Exclude any images and output the remaining records exactly.

━━ DATA ROWS ━━

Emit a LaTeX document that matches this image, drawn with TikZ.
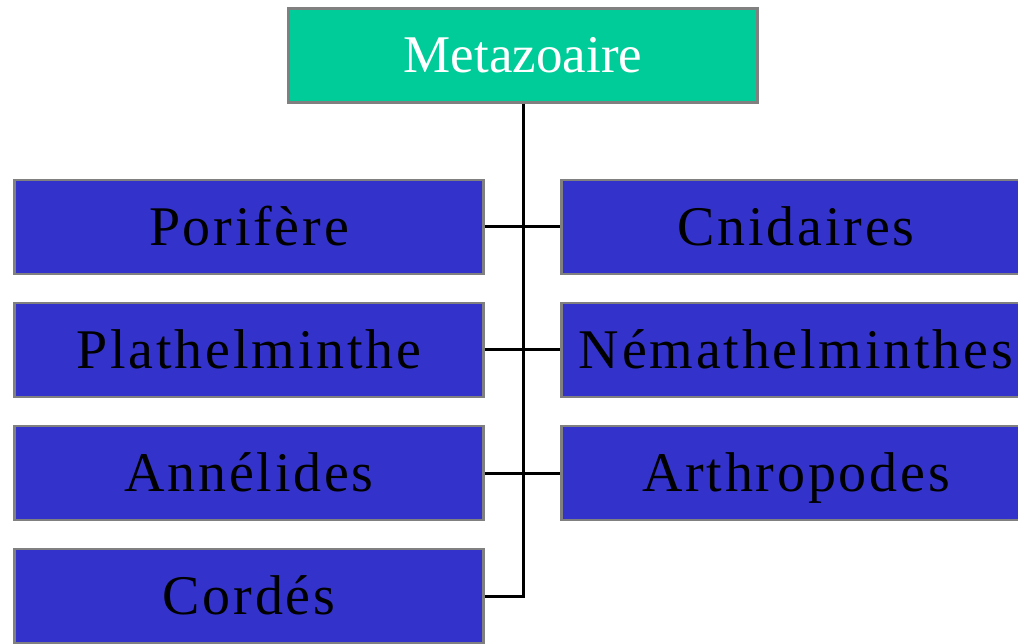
\documentclass[tikz,border=0pt]{standalone}
\usepackage{fontspec}
\setmainfont{Liberation Serif}
\newfontfamily\spaced[LetterSpace=5]{Liberation Serif}
\definecolor{phylum}{HTML}{3333CC}
\definecolor{regne}{HTML}{00CC99}
\begin{document}
\begin{tikzpicture}[x=1pt,y=-1pt]
        \tikzstyle{taxon}=[draw=gray,line width=2.5pt,fill=phylum,minimum width=469pt,minimum height=94pt,inner sep=0pt,text height=37pt,text depth=0pt,font=\spaced\fontsize{56}{56}\selectfont]
        \tikzstyle{root}=[taxon,fill=regne,text=white,text height=35pt,font=\fontsize{53}{53}\selectfont]
        \tikzstyle{edge}=[draw,line width=3pt]
       \useasboundingbox (0,0) rectangle (1018,644);
       \clip (0,0) rectangle (1018,644);
       \begin{scope}
         \node [root] (meta) at (523,55.5) {Metazoaire};
         \node [taxon] (pori) at (249,227) {Porifère};
         \node [taxon] (plat) at (249,350) {Plathelminthe};
         \node [taxon] (anne) at (249,473) {Annélides};
         \node [taxon] (cord) at (249,596) {Cordés};
         \node [taxon] (cnid) at (796,227) {Cnidaires};
         \node [taxon] (nema) at (796,350) {Némathelminthes};
         \node [taxon] (arth) at (796,473) {Arthropodes};
         \path[edge] (meta.south) -- (meta.south |- cord.east) -- (cord.east);
         \path[edge] (pori.east) -- (cnid.west);
         \path[edge] (plat.east) -- (nema.west);
         \path[edge] (anne.east) -- (arth.west);
        \end{scope}
      \end{tikzpicture}
\end{document}
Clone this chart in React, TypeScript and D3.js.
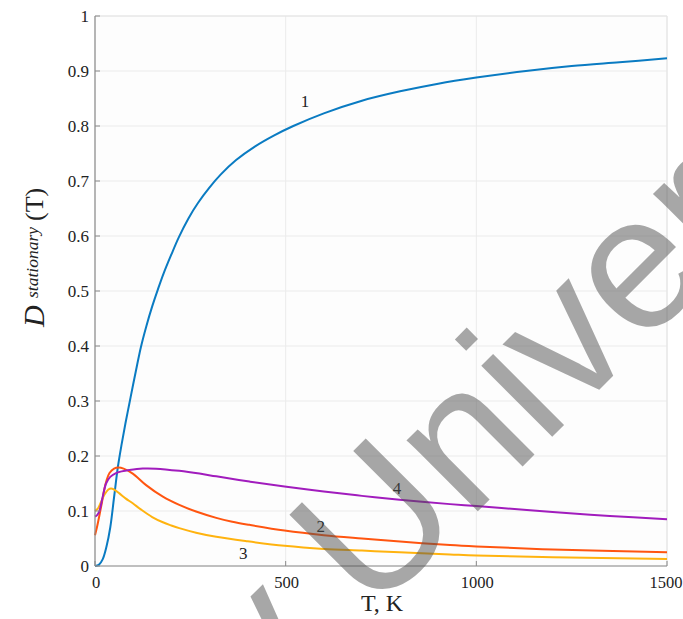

━━━

THE RESPONSE:
Emit a LaTeX document that matches this image, drawn with TikZ.
\documentclass[tikz,border=0pt]{standalone}
\usepackage{fontspec}
\setmainfont{Liberation Serif}
\newfontfamily\spaced[LetterSpace=5]{Liberation Serif}
\definecolor{phylum}{HTML}{3333CC}
\definecolor{regne}{HTML}{00CC99}
\begin{document}
\begin{tikzpicture}[x=1pt,y=-1pt]
        \tikzstyle{taxon}=[draw=gray,line width=2.5pt,fill=phylum,minimum width=469pt,minimum height=94pt,inner sep=0pt,text height=37pt,text depth=0pt,font=\spaced\fontsize{56}{56}\selectfont]
        \tikzstyle{root}=[taxon,fill=regne,text=white,text height=35pt,font=\fontsize{53}{53}\selectfont]
        \tikzstyle{edge}=[draw,line width=3pt]
       \useasboundingbox (0,0) rectangle (1018,644);
       \clip (0,0) rectangle (1018,644);
       \begin{scope}
         \node [root] (meta) at (523,55.5) {Metazoaire};
         \node [taxon] (pori) at (249,227) {Porifère};
         \node [taxon] (plat) at (249,350) {Plathelminthe};
         \node [taxon] (anne) at (249,473) {Annélides};
         \node [taxon] (cord) at (249,596) {Cordés};
         \node [taxon] (cnid) at (796,227) {Cnidaires};
         \node [taxon] (nema) at (796,350) {Némathelminthes};
         \node [taxon] (arth) at (796,473) {Arthropodes};
         \path[edge] (meta.south) -- (meta.south |- cord.east) -- (cord.east);
         \path[edge] (pori.east) -- (cnid.west);
         \path[edge] (plat.east) -- (nema.west);
         \path[edge] (anne.east) -- (arth.west);
        \end{scope}
      \end{tikzpicture}
\end{document}
Clone this chart in React, TypeScript and D3.js.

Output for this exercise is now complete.